My plan right now is to keep exploring and mapping, and hope that something of a main quest becomes clear. In the meantime, I would love any clarification from anyone who has played this game--or a manual if you have one.

Friday, August 13, 2010

Game 21: Larn (1986)

"Good luck! You're going to need it!" is always a bad sign.

About 10 months ago now, when I hit upon the idiotic idea of playing every CRPG that ever existed, I downloaded and started Rogue. I hadn't begun this blog yet, so you missed out on a blow-by-blow recap of my experiences, which I summarized in two postings, four months later, after I finally won. It amuses me to think what my blog would have looked like if I'd started it last October:

  • Day 1: Started Rogue. Died almost immediately. Re-started. Died again.
  • Day 2: Died again. Re-started. Got down to level 3. Died.
  • Day 3: Died 16 times. Re-started. Died.

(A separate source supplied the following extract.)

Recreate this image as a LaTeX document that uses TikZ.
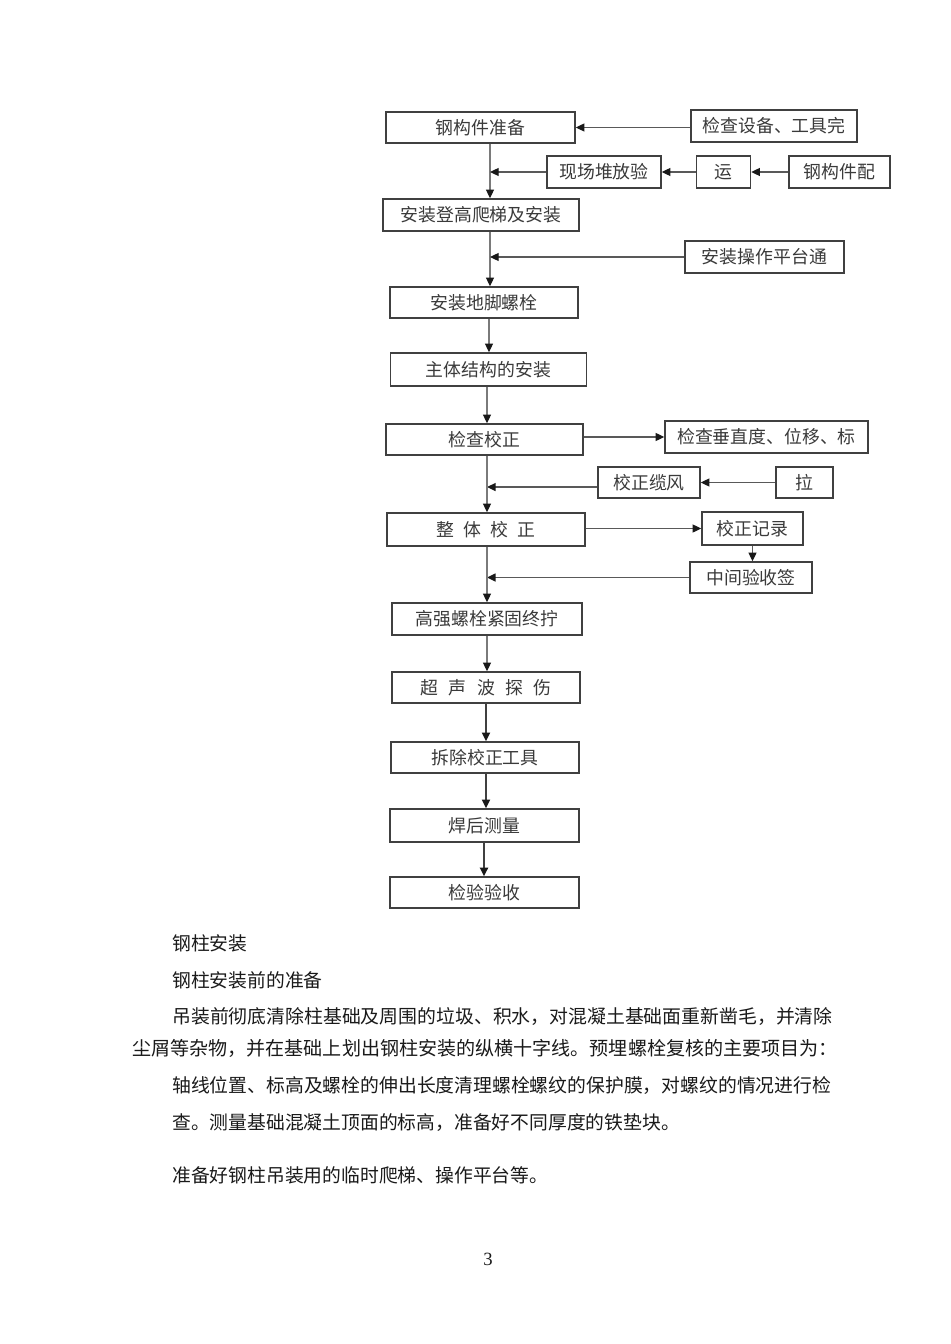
\documentclass[tikz,border=0pt]{standalone}
\usepackage{fontspec}
\newfontfamily\cjk{Noto Sans CJK SC}
\setmainfont{Liberation Serif}
\usetikzlibrary{arrows.meta}
\definecolor{boxline}{HTML}{404040}
\definecolor{boxtext}{HTML}{3A3A3A}
\definecolor{conn}{HTML}{7A7A7A}
\definecolor{bodytext}{HTML}{1A1A1A}
\tikzset{
  boxw/.style={minimum width={#1*0.75pt}},
  boxh/.style={minimum height={#1*0.75pt}},
  flowbox/.style={draw=boxline, line width=1.1pt, fill=white, inner sep=0pt,
    text=boxtext, font=\cjk\fontsize{13.4pt}{13.4pt}\selectfont, boxh=32},
  arr/.style={-{Triangle[length=6.5pt,width=6pt,color=black!90,fill=black!90]}},
  vline/.style={draw=conn, line width=0.8pt, arr},
  hline/.style={draw=black!65, line width=0.9pt, arr},
  dline/.style={draw=black!75, line width=1.3pt, arr},
  bodyline/.style={anchor=west, inner sep=0pt, text=bodytext},
}
\begin{document}
\begin{tikzpicture}[x=0.75pt,y=-0.75pt]
\fill[white] (0,0) rectangle (950,1344);
\useasboundingbox (0,0) rectangle (950,1344);

% named x positions of the main spine
\coordinate (xa) at (490,0);
\coordinate (xm) at (489,0);
\coordinate (xb) at (487,0);
\coordinate (xc) at (486,0);
\coordinate (xd) at (484,0);

% boxes
\node[flowbox, boxw=189, boxh=31] (gjzb) at (480.5,127.5) {钢构件准备};
\node[flowbox, boxw=166] (jcsb) at (774,126) {检查设备、工具完};
\node[flowbox, boxw=114] (xcdf) at (604,172) {现场堆放验};
\node[flowbox, boxw=54] (yun) at (723.5,172) {运};
\node[flowbox, boxw=101] (gjjp) at (839.5,172) {钢构件配};
\node[flowbox, boxw=196] (azdg) at (481,215) {安装登高爬梯及安装};
\node[flowbox, boxw=159] (azcz) at (764.5,257) {安装操作平台通};
\node[flowbox, boxw=188, boxh=31] (azdj) at (484,302.5) {安装地脚螺栓};
\node[flowbox, boxw=196, boxh=33] (ztjg) at (488.5,369.5) {主体结构的安装};
\node[flowbox, boxw=197, boxh=31] (jcjz) at (484.5,439.5) {检查校正};
\node[flowbox, boxw=203] (jccz) at (766.5,437) {检查垂直度、位移、标};
\node[flowbox, boxw=102, boxh=31] (jzlf) at (649,482.5) {校正缆风};
\node[flowbox, boxw=57, boxh=31] (la) at (804.5,482.5) {拉};
\node[flowbox, boxw=198, boxh=33] (ztjz) at (486,529.5) {整\hspace{0.5em}体\hspace{0.5em}校\hspace{0.5em}正};
\node[flowbox, boxw=101, boxh=33] (jzjl) at (752.5,528.5) {校正记录};
\node[flowbox, boxw=122, boxh=31] (zjys) at (751,577.5) {中间验收签};
\node[flowbox, boxw=190] (gqls) at (487,619) {高强螺栓紧固终拧};
\node[flowbox, boxw=188, boxh=31] (csb) at (486,687.5) {超\hspace{0.58em}声\hspace{0.58em}波\hspace{0.58em}探\hspace{0.58em}伤};
\node[flowbox, boxw=188, boxh=31] (ccjz) at (485,757.5) {拆除校正工具};
\node[flowbox, boxw=189, boxh=33] (hhcl) at (484.5,825.5) {焊后测量};
\node[flowbox, boxw=189, boxh=31] (jyys) at (484.5,892.5) {检验验收};

% connectors
\draw[hline] (jcsb.west |- gjzb.east) -- (gjzb.east);
\draw[vline] (gjzb.south -| xa) -- (azdg.north -| xa);
\draw[hline] (gjjp.west) -- (yun.east);
\draw[hline] (yun.west) -- (xcdf.east);
\draw[hline] (xcdf.west) -- (xcdf.west -| xa);
\draw[vline] (azdg.south -| xa) -- (azdj.north -| xa);
\draw[hline] (azcz.west) -- (azcz.west -| xa);
\draw[vline] (azdj.south -| xm) -- (ztjg.north -| xm);
\draw[vline] (ztjg.south -| xb) -- (jcjz.north -| xb);
\draw[hline] (jcjz.east |- jccz.west) -- (jccz.west);
\draw[hline] (la.west) -- (jzlf.east);
\draw[hline, line width=1.1pt] ([yshift=-3.4pt]jzlf.west) -- ([yshift=-3.4pt]jzlf.west -| xb);
\draw[vline] (jcjz.south -| xb) -- (ztjz.north -| xb);
\draw[hline] (ztjz.east |- jzjl.west) -- (jzjl.west);
\draw[hline] (jzjl.south) -- (jzjl.south |- zjys.north);
\draw[hline, line width=1.1pt] (zjys.west) -- (zjys.west -| xb);
\draw[vline] (ztjz.south -| xb) -- (gqls.north -| xb);
\draw[vline] (gqls.south -| xb) -- (csb.north -| xb);
\draw[dline] (csb.south -| xc) -- (ccjz.north -| xc);
\draw[dline] (ccjz.south -| xc) -- (hhcl.north -| xc);
\draw[dline, line width=1.6pt] (hhcl.south -| xd) -- (jyys.north -| xd);

% body text
\node[bodyline, font=\cjk\fontsize{14.1pt}{14.1pt}\selectfont] (t1) at (172,943) {钢柱安装};
\node[bodyline, font=\cjk\fontsize{14.1pt}{14.1pt}\selectfont] (t2) at (172,980) {钢柱安装前的准备};
\node[bodyline, font=\cjk\fontsize{14.15pt}{14.15pt}\selectfont] (t3) at (172,1017) {吊装前彻底清除柱基础及周围的垃圾、积水，对混凝土基础面重新凿毛，并清除};
\node[bodyline, font=\cjk\fontsize{14.3pt}{14.3pt}\selectfont] (t4) at (132,1048) {尘屑等杂物，并在基础上划出钢柱安装的纵横十字线。预埋螺栓复核的主要项目为：};
\node[bodyline, font=\cjk\fontsize{14.12pt}{14.12pt}\selectfont] (t5) at (172,1086) {轴线位置、标高及螺栓的伸出长度清理螺栓螺纹的保护膜，对螺纹的情况进行检};
\node[bodyline, font=\cjk\fontsize{14.1pt}{14.1pt}\selectfont] (t6) at (172,1123) {查。测量基础混凝土顶面的标高，准备好不同厚度的铁垫块。};
\node[bodyline, font=\cjk\fontsize{14.1pt}{14.1pt}\selectfont] (t7) at (172,1175) {准备好钢柱吊装用的临时爬梯、操作平台等。};
\node[inner sep=0pt, text=bodytext, font=\fontsize{14pt}{14pt}\selectfont] (pg) at (488,1259) {3};
\end{tikzpicture}
\end{document}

I think I would have lost my readership fairly quickly.

This will be my only posting on Larn. I apologize to the many roguelike fans out there--and there seem to be many who are fans of Larn specifically; there's even a blog just about Larn--but really, once I tell you stuff about the basic gameplay, there's really nothing else to blog about except how many times I died that day. Even if I was inclined to spend four months seeking the MacGuffin of Yendor again, you wouldn't want to read about it.

At least Rogue didn't have exploding chests.

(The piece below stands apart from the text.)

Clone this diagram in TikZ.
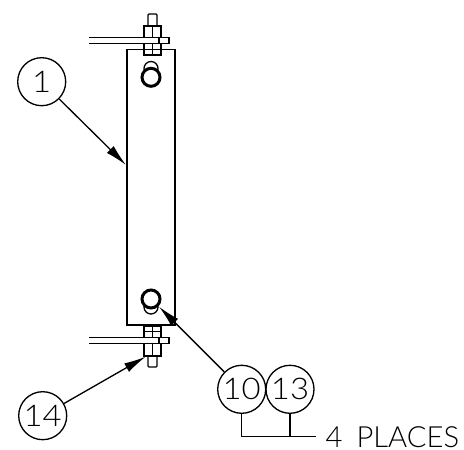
\documentclass[tikz,border=0pt]{standalone}
\usepackage{fontspec}
\setmainfont{Lato Light}
\usetikzlibrary{arrows.meta}
\begin{document}
\begin{tikzpicture}[line width=.75pt]
	\def \hor{ 0.02 };
	\def \ver{ -0.02 };
	\tikzset{balloon/.style={draw,circle,inner sep=0pt,minimum size=48*0.02cm,font=\addfontfeature{FakeStretch=1.1}\fontsize{17}{17}\selectfont}};
	\tikzset{leader/.style={-{Latex[length=12.5pt,width=5.5pt]}}};
	\useasboundingbox (0*\hor,0*\ver) rectangle (464*\hor,450*\ver);
	% plate
	\node[draw,inner sep=0pt,minimum width=48.3*0.02cm,minimum height=275.5*0.02cm] (plate) at (151*\hor,187.3*\ver) {};
	% top hardware
	\draw (89*\hor,37.7*\ver) -- (169*\hor,37.7*\ver) -- (169*\hor,43.7*\ver) -- (89*\hor,43.7*\ver);
	\draw (159*\hor,37.7*\ver) -- (159*\hor,43.7*\ver);
	\draw (148*\hor,26*\ver) -- (148*\hor,15*\ver) -- (149*\hor,14*\ver) -- (156*\hor,14*\ver) -- (157*\hor,15*\ver) -- (157*\hor,26*\ver);
	\draw (144*\hor,37.7*\ver) rectangle (161*\hor,26*\ver);
	\draw (152.5*\hor,37.7*\ver) -- (152.5*\hor,26*\ver);
	\draw (144*\hor,43.7*\ver) rectangle (161*\hor,55*\ver);
	\draw (152.5*\hor,43.7*\ver) -- (152.5*\hor,55*\ver);
	\draw (144*\hor,49.5*\ver) -- (161*\hor,49.5*\ver);
	% bottom hardware
	\draw (89*\hor,337.7*\ver) -- (169*\hor,337.7*\ver) -- (169*\hor,343.3*\ver) -- (89*\hor,343.3*\ver);
	\draw (159*\hor,337.7*\ver) -- (159*\hor,343.3*\ver);
	\draw (148*\hor,356*\ver) -- (148*\hor,366*\ver) -- (149*\hor,367*\ver) -- (156*\hor,367*\ver) -- (157*\hor,366*\ver) -- (157*\hor,356*\ver);
	\draw (144*\hor,343.3*\ver) rectangle (161*\hor,356*\ver);
	\draw (152.5*\hor,343.3*\ver) -- (152.5*\hor,356*\ver);
	\draw (144*\hor,326*\ver) rectangle (161*\hor,337.7*\ver);
	\draw (152.5*\hor,326*\ver) -- (152.5*\hor,337.7*\ver);
	\draw (144*\hor,331.5*\ver) -- (161*\hor,331.5*\ver);
	% slots and holes
	\draw (151*\hor,68.5*\ver) circle (7*0.02cm);
	\draw (151*\hor,307*\ver) circle (7*0.02cm);
	\draw[fill=white,line width=1.7pt] (151*\hor,77.3*\ver) circle (9*0.02cm);
	\draw[fill=white,line width=1.7pt] (151*\hor,299*\ver) circle (9*0.02cm);
	% balloons
	\node[balloon] (1) at (41.7*\hor,81.7*\ver) {1};
	\node[balloon] (14) at (42.7*\hor,415.7*\ver) {14};
	\node[balloon] (10) at (241.7*\hor,389.3*\ver) {10};
	\node[balloon] (13) at (290*\hor,389.3*\ver) {13};
	\coordinate (tip1) at (126*\hor,165*\ver);
	\coordinate (tip14) at (145.7*\hor,356.7*\ver);
	\coordinate (tip10) at (159*\hor,306.7*\ver);
	\draw[leader] (1) -- (tip1);
	\draw[leader] (14) -- (tip14);
	\draw[leader] (10) -- (tip10);
	\node[anchor=west,inner sep=0pt,font=\fontsize{16.6}{16.6}\selectfont] (places) at (325*\hor,437.5*\ver) {4\hspace{8pt}PLACES};
	\coordinate (join) at (290*\hor,436.5*\ver);
	\coordinate (tail) at (316*\hor,436.5*\ver);
	\draw (10.south) |- (join);
	\draw (13.south) -- (join);
	\draw (join) -- (tail);
\end{tikzpicture}
\end{document}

Larn is an embellished roguelike. As with most roguelikes, the graphics are very sparse. Your character is represented by an @. Monsters are letters. Walls are pound signs (#). And so on. Interaction is through a fairly large selection of keyboard commands in which capitalization matters. You don't want to mix up (r)ead a scroll with (R)emove gems from throne, because the latter has a nasty habit of sending a gnome king to kill you.



You can read about the basic approach to this kind of game in my postings on Rogue. Almost everything holds, including permanent death (the game deletes your save file every time you start up). Larn's additions are:

  • Your quest is not to recover the Amulet of Yendor, but rather a potion that will save your daughter from dianthroritis. Someone who's taken Latin, help me out.
 
 
  • The game is not timed by your own starvation, causing you to press forever downward to get more food, but rather by an actual time limit. You have 300 "mobuls" to save your daughter. There are scrolls which set back the clock a bit.
  • You can backtrack within dungeons to upper levels.
  • There are things to find in the dungeons that seem to have been inspired by DND or Telengard, including thrones, fountains, and altars.
  • The game starts you in an outdoor area with shops and a training college where--for precious gold and mobuls--you can improve your stats.



The game is addictive, I'll give it that. I just got a major government contract that I have to finish by September 30, but damned if I didn't spend the entire day playing Larn instead.


It cost $235 of your tax dollars to make this map of level 1.

I went through about nine characters today, never making it past level 3 of the dungeon. I could see keeping this game around and dipping into it from time to time, but I can't see making a concerted effort to finish it.

Swarmed and killed by giant ants.

Oh, I suppose some of you are wondering what happened to Moebius. I just wasn't getting into it. In a comment on my one Moebius posting, reader judgemonroe said: "So far I'm not thrilled with the gameplay. I don't have the hang of it yet, I guess, but the controls feel very sluggish and I keep starving. I have no idea where to get more food and water." That pretty much sums up my experience. The game is also very chaotic, constantly chirping at you about earthquakes and famines and droughts. Tigers and beetles come flying at you from nowhere; thieves run off with your stuff. In another time, I would have given it more of a chance, but I need something a little less bizarre to get back in to the swing of things after a 10-day absence. My next three games--Rings of Zilfin, Shard of Spring, and Starcraft--are all 1986 games, and I suppose I could play them in any order. I'm going to give each about an hour to see which "takes" the best because I want to go the distance on my next one.